- [Exercise task]: Your task is to retype the lines between the line with "Rebuild this diagram" and the line with "(priv) -- (doc2);", inclusive. Copy no pictures and no other lines.

- [Supplied data]:

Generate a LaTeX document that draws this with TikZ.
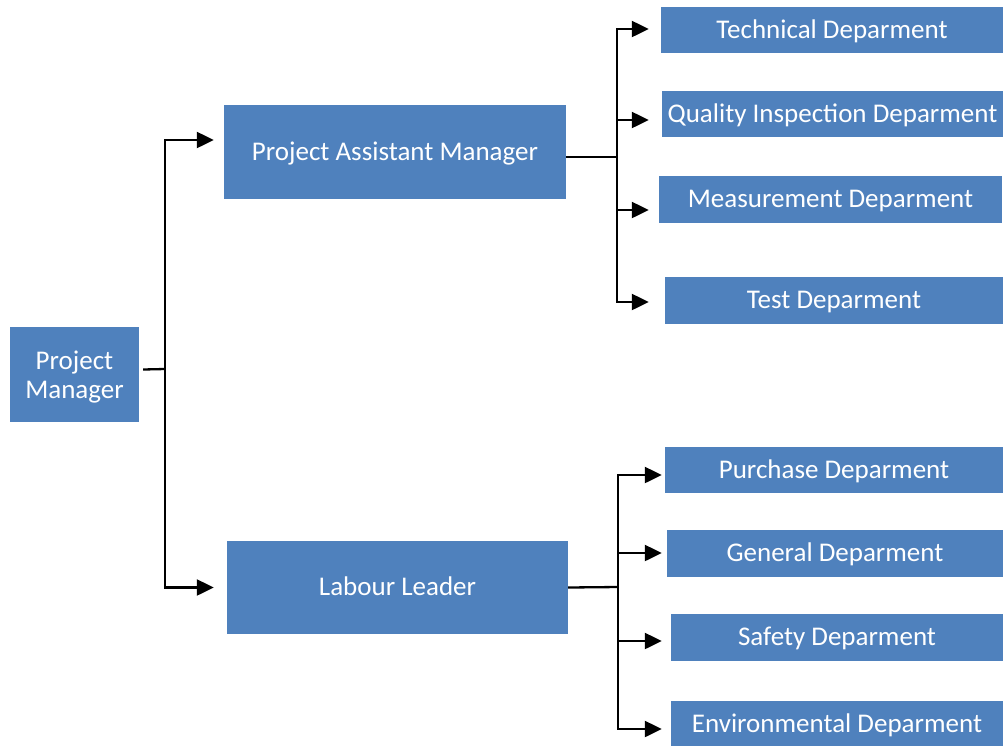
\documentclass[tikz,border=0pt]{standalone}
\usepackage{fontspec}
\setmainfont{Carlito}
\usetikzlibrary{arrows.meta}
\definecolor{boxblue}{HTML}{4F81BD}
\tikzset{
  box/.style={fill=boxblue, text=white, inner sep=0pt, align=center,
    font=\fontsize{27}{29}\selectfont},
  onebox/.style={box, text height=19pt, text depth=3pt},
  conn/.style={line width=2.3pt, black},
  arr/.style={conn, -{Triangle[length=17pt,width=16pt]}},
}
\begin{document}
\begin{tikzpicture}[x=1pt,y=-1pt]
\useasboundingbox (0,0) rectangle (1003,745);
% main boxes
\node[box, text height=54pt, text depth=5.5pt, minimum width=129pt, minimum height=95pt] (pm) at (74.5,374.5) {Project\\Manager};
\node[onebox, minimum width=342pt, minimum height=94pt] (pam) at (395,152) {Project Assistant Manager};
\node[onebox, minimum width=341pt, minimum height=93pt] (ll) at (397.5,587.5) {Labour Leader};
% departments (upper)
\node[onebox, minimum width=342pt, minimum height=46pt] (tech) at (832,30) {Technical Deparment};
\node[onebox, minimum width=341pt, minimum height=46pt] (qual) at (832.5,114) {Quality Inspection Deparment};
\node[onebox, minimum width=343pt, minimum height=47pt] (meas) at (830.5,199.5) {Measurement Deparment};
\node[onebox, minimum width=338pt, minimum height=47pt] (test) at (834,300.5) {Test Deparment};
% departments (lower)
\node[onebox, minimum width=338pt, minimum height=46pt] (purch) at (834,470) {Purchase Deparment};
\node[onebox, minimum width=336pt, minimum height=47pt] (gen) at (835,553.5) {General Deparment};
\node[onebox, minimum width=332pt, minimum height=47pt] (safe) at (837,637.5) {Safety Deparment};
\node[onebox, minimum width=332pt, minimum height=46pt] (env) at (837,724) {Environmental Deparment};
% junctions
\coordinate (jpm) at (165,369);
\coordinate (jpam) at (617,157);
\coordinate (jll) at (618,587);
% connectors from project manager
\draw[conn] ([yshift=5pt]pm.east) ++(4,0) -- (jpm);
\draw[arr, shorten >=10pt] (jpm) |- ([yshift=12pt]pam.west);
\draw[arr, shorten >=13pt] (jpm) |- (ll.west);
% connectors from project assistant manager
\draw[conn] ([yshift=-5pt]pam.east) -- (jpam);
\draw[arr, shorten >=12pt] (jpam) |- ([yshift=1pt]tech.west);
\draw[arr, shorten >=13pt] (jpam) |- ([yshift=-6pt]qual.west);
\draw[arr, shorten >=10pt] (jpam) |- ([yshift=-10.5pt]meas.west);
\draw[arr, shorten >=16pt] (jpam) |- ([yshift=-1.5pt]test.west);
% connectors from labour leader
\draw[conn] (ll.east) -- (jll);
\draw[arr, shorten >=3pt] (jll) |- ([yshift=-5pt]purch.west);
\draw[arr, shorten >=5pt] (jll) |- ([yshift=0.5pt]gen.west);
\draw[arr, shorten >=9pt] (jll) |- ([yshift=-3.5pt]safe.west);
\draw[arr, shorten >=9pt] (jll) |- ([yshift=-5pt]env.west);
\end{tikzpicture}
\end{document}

* * *

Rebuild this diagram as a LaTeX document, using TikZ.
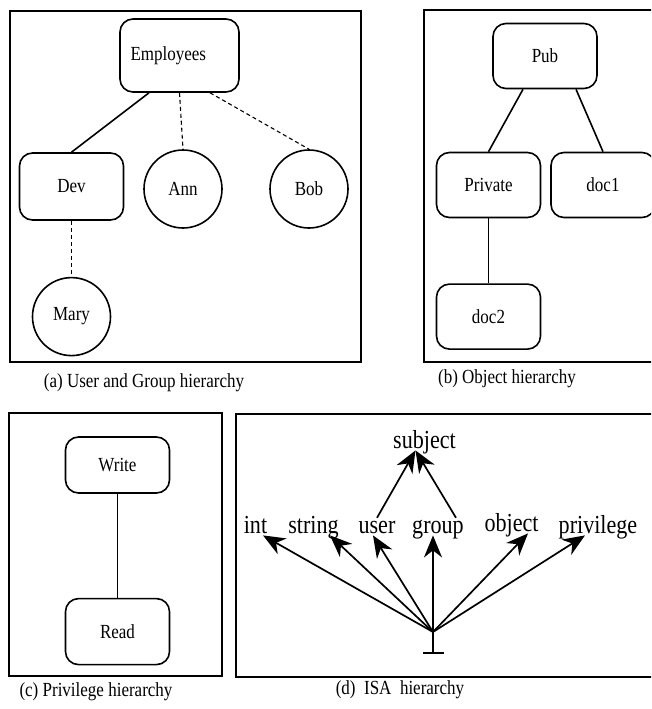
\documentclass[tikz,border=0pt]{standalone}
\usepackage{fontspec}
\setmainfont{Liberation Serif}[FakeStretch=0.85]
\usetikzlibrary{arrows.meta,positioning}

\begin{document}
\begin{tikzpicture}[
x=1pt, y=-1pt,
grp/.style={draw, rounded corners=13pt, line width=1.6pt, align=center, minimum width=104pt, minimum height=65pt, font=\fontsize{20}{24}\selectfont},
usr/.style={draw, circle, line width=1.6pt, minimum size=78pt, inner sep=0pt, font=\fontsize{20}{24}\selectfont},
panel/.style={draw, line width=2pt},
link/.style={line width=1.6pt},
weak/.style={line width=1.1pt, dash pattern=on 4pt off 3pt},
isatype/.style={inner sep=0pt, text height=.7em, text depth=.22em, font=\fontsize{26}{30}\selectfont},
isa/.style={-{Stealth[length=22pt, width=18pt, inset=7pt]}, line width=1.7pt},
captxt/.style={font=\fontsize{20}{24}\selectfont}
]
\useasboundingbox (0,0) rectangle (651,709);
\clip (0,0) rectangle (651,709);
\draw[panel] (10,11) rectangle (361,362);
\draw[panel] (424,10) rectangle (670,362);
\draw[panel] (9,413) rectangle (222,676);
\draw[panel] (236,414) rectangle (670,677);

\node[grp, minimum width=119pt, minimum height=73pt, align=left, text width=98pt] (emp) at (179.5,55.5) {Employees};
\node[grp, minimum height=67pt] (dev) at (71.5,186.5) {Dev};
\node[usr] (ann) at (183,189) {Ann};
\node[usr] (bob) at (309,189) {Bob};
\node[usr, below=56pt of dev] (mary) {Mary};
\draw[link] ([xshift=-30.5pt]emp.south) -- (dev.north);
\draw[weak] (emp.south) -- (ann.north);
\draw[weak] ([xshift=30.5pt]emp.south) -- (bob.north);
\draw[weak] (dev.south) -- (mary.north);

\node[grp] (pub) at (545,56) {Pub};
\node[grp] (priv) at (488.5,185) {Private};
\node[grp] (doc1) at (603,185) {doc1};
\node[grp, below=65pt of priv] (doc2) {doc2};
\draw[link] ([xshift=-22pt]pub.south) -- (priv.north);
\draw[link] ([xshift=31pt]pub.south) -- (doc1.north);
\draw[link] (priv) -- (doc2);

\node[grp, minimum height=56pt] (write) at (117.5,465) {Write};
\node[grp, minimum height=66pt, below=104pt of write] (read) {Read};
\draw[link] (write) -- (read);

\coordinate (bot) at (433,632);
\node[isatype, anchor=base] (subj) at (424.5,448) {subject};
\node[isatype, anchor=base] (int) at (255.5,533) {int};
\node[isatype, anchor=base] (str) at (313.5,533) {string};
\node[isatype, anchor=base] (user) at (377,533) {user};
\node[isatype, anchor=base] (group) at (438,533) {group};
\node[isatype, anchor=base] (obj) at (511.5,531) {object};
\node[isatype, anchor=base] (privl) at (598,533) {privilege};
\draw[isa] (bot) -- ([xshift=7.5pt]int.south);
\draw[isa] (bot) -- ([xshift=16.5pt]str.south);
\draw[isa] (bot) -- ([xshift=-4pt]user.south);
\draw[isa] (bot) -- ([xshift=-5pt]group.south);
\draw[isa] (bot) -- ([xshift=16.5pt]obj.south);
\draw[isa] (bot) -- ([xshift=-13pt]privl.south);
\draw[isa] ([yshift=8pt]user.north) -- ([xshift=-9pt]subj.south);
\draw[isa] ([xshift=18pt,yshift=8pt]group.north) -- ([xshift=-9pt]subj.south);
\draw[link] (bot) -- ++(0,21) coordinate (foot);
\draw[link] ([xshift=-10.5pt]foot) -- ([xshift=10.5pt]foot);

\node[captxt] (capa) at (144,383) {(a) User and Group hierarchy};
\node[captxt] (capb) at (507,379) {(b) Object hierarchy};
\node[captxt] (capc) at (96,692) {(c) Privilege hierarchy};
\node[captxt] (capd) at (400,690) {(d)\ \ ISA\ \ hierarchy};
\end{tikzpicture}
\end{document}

- [Task response]:
Rebuild this diagram as a LaTeX document, using TikZ.
\documentclass[tikz,border=0pt]{standalone}
\usepackage{fontspec}
\setmainfont{Liberation Serif}[FakeStretch=0.85]
\usetikzlibrary{arrows.meta,positioning}

\begin{document}
\begin{tikzpicture}[
x=1pt, y=-1pt,
grp/.style={draw, rounded corners=13pt, line width=1.6pt, align=center, minimum width=104pt, minimum height=65pt, font=\fontsize{20}{24}\selectfont},
usr/.style={draw, circle, line width=1.6pt, minimum size=78pt, inner sep=0pt, font=\fontsize{20}{24}\selectfont},
panel/.style={draw, line width=2pt},
link/.style={line width=1.6pt},
weak/.style={line width=1.1pt, dash pattern=on 4pt off 3pt},
isatype/.style={inner sep=0pt, text height=.7em, text depth=.22em, font=\fontsize{26}{30}\selectfont},
isa/.style={-{Stealth[length=22pt, width=18pt, inset=7pt]}, line width=1.7pt},
captxt/.style={font=\fontsize{20}{24}\selectfont}
]
\useasboundingbox (0,0) rectangle (651,709);
\clip (0,0) rectangle (651,709);
\draw[panel] (10,11) rectangle (361,362);
\draw[panel] (424,10) rectangle (670,362);
\draw[panel] (9,413) rectangle (222,676);
\draw[panel] (236,414) rectangle (670,677);

\node[grp, minimum width=119pt, minimum height=73pt, align=left, text width=98pt] (emp) at (179.5,55.5) {Employees};
\node[grp, minimum height=67pt] (dev) at (71.5,186.5) {Dev};
\node[usr] (ann) at (183,189) {Ann};
\node[usr] (bob) at (309,189) {Bob};
\node[usr, below=56pt of dev] (mary) {Mary};
\draw[link] ([xshift=-30.5pt]emp.south) -- (dev.north);
\draw[weak] (emp.south) -- (ann.north);
\draw[weak] ([xshift=30.5pt]emp.south) -- (bob.north);
\draw[weak] (dev.south) -- (mary.north);

\node[grp] (pub) at (545,56) {Pub};
\node[grp] (priv) at (488.5,185) {Private};
\node[grp] (doc1) at (603,185) {doc1};
\node[grp, below=65pt of priv] (doc2) {doc2};
\draw[link] ([xshift=-22pt]pub.south) -- (priv.north);
\draw[link] ([xshift=31pt]pub.south) -- (doc1.north);
\draw[link] (priv) -- (doc2);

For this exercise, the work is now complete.